De waarheid van het verhaal van Leeghwater is alzoo boven allen twijfel verheven; maar zonderling is het, dat nergens elders blijkt, dat hij, die meer dan 40 jaren na het bekomen van dit Octrooi leefde, of zijne makkers naderhand eenig gebruik van hetzelve hebben gemaakt, of dat bij het eindigen van dit Octrooi hunne kunst de eigendom van het publiek zou zijn geworden, of dat zij die kunst naderhand aan anderen zouden hebben medegedeeld.

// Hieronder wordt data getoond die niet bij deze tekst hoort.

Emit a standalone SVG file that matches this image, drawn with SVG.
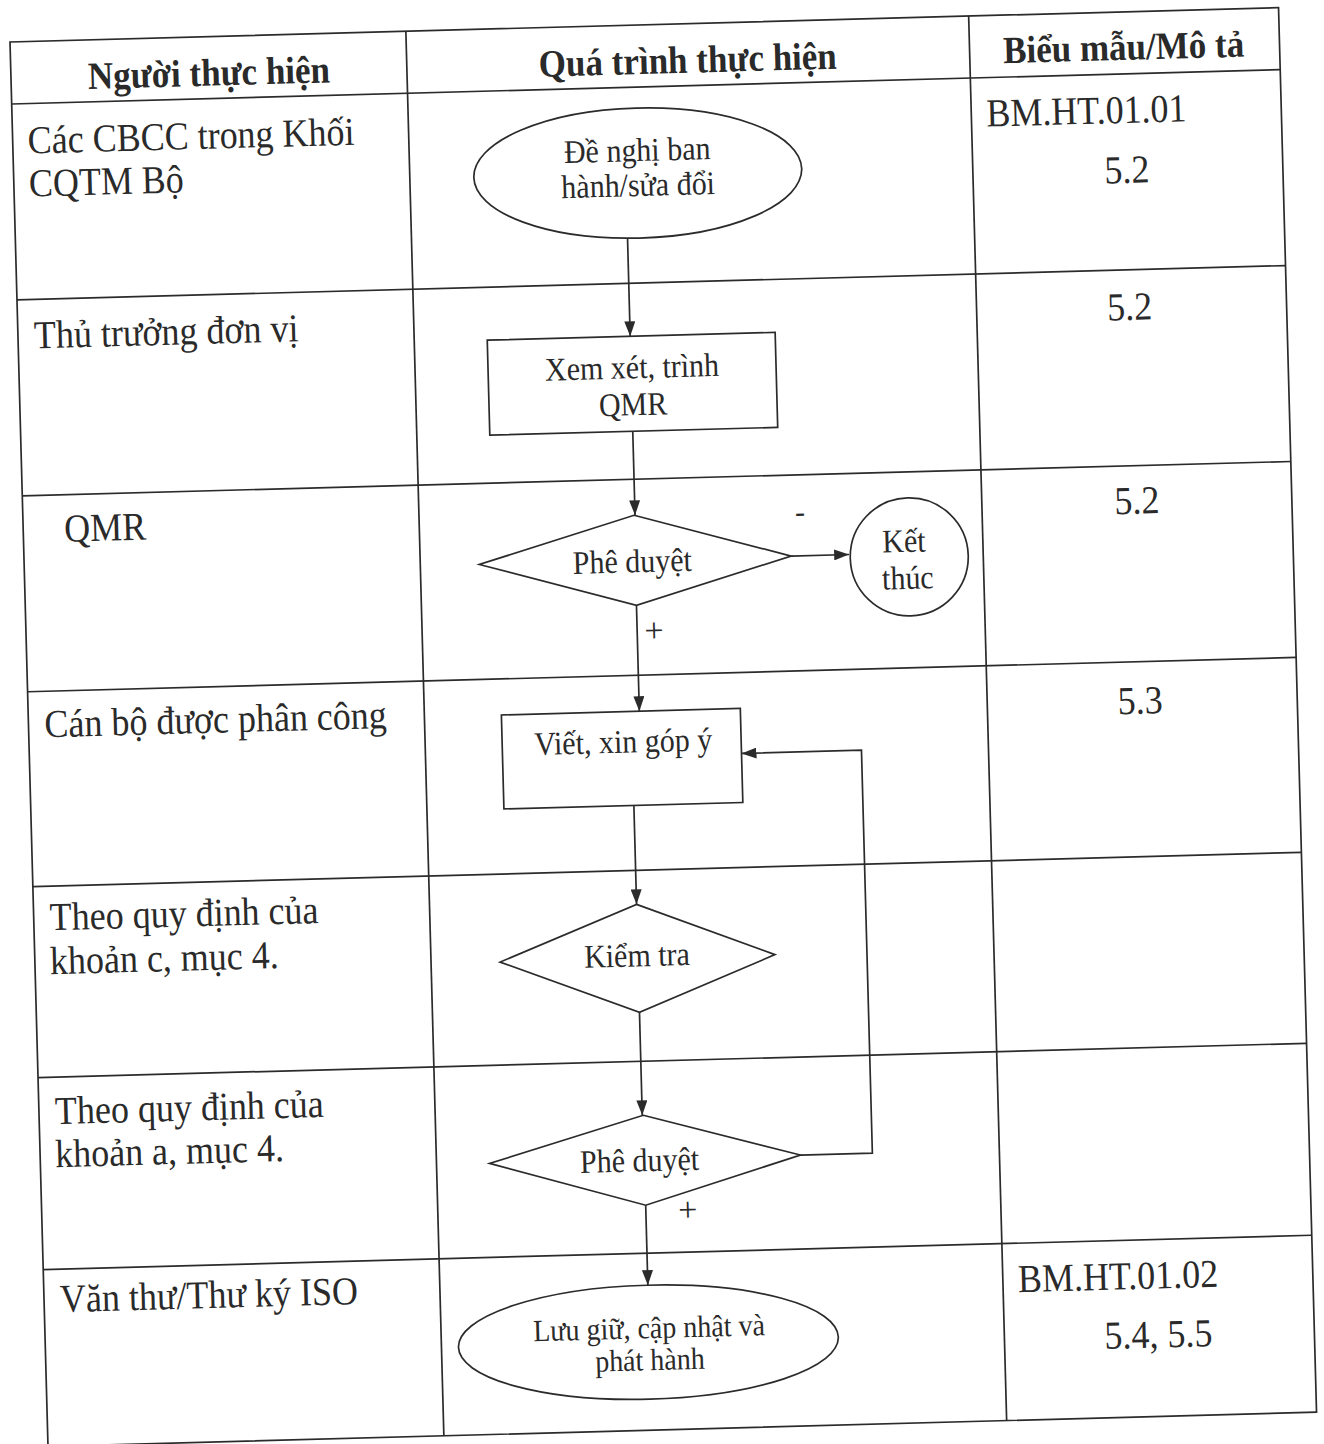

De plannen van Leeghwater en Veeris vonden al dadelijk tegenstand, vooral bij de Ingelanden van Rhijnland, welke vermeenden, dat, door het droogmaken van het Meer, de boezem van hun gewest te klein zou worden; en reeds in 1642 gaf N. van Haegh, onder den titel: C. A. Colevelt's bedenckingen over het drooghmaken van de Haarlemmer en de Leydtsche Meer, Honderd Twee en Zeventig articulen in het licht, welke hij, zoo als hij in het voorberigt zegt: als een liefhebber van het Gemeenebest, had gecopieerd uit eenige Bedenkingen zamengesteld door Coleveld, handelende op het uit- en droogmaken van de Haarlemmer en Leidsche Meer, waarbij hij, naar zijn goeddunken, nog eenige punten had bijgevoegd, hetgeen hij hoopte dat de schrijver hem niet ten kwade zou duiden.